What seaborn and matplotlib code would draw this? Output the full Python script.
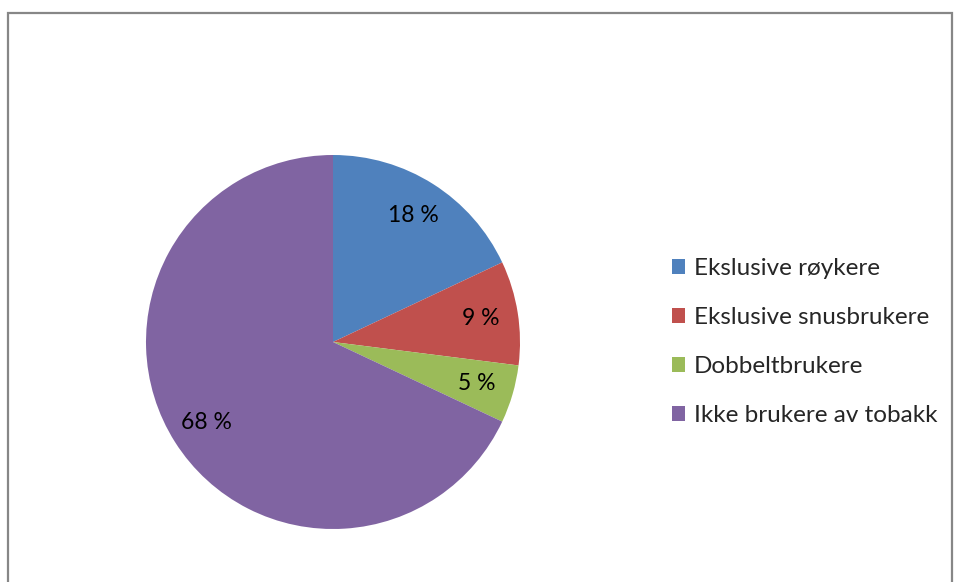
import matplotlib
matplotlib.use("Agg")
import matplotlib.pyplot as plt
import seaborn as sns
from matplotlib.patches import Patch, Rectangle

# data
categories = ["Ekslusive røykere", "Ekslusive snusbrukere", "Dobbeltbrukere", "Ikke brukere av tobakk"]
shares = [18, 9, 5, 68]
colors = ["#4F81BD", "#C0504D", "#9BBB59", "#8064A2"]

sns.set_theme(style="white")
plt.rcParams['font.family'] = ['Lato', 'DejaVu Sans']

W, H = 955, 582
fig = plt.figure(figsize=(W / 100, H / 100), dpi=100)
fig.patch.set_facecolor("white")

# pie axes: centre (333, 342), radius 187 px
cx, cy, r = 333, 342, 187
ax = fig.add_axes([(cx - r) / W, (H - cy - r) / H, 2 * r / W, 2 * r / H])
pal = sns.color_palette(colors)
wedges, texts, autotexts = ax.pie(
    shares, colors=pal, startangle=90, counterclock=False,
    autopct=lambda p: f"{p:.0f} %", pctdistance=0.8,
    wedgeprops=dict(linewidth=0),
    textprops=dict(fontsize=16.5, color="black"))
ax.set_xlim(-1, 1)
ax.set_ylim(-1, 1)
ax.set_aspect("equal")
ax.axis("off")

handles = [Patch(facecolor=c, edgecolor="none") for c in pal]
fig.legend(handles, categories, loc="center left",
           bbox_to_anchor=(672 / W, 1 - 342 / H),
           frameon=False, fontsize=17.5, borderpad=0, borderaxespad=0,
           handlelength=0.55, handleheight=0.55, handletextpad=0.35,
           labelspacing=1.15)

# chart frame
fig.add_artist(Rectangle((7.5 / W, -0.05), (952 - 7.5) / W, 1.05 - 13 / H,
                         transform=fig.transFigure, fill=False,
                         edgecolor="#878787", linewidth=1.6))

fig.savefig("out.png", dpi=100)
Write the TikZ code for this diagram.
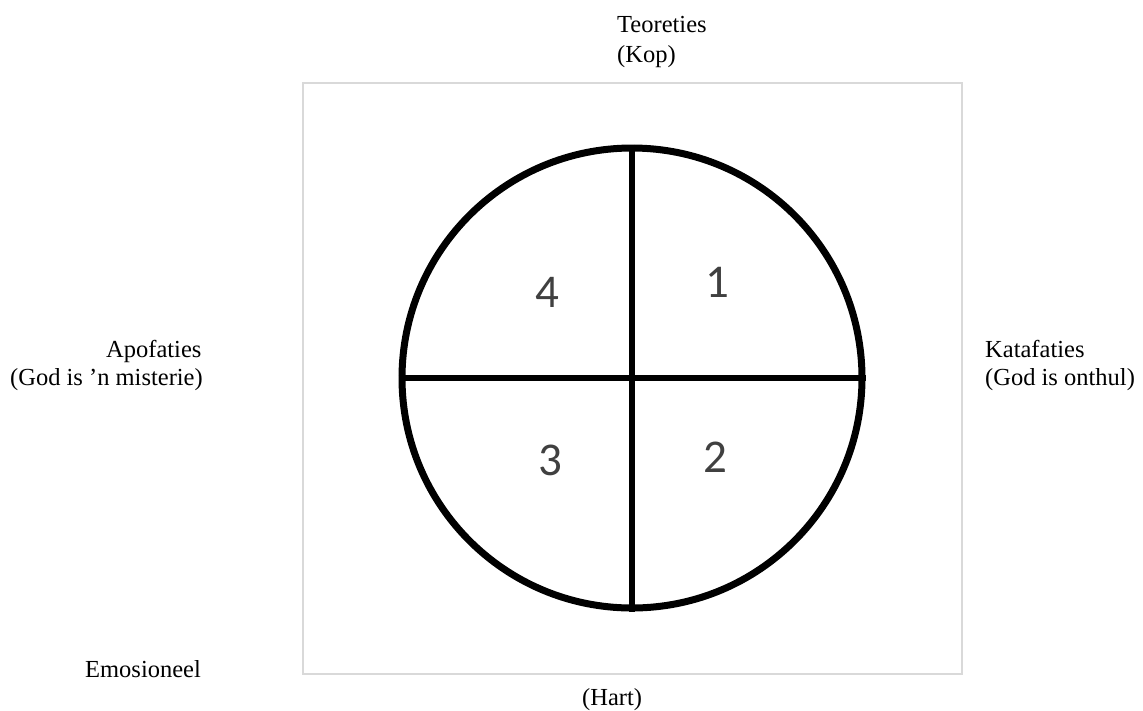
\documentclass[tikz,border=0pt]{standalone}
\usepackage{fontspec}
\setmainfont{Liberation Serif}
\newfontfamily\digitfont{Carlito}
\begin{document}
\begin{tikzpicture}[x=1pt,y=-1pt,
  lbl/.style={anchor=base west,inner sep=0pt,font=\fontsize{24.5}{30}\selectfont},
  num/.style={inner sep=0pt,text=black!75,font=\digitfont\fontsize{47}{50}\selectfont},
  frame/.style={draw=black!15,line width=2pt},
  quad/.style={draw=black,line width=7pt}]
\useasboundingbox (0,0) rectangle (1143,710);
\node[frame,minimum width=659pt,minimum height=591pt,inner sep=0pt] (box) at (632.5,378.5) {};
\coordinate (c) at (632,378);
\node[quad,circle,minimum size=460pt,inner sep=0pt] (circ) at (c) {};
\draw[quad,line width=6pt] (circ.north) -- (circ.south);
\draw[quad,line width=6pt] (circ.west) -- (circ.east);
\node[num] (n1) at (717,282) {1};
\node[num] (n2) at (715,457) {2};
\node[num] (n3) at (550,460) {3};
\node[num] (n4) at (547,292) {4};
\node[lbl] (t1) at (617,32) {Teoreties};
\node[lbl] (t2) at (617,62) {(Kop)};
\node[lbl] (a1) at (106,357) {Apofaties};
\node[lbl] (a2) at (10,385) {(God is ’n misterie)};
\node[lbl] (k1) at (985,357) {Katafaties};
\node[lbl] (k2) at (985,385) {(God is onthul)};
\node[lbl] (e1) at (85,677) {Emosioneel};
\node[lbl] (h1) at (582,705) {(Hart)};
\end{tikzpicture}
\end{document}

+++

From the records above, pull out each line that has "code".

What seaborn and matplotlib code would draw this? Output the full Python script.
Write the TikZ code for this diagram.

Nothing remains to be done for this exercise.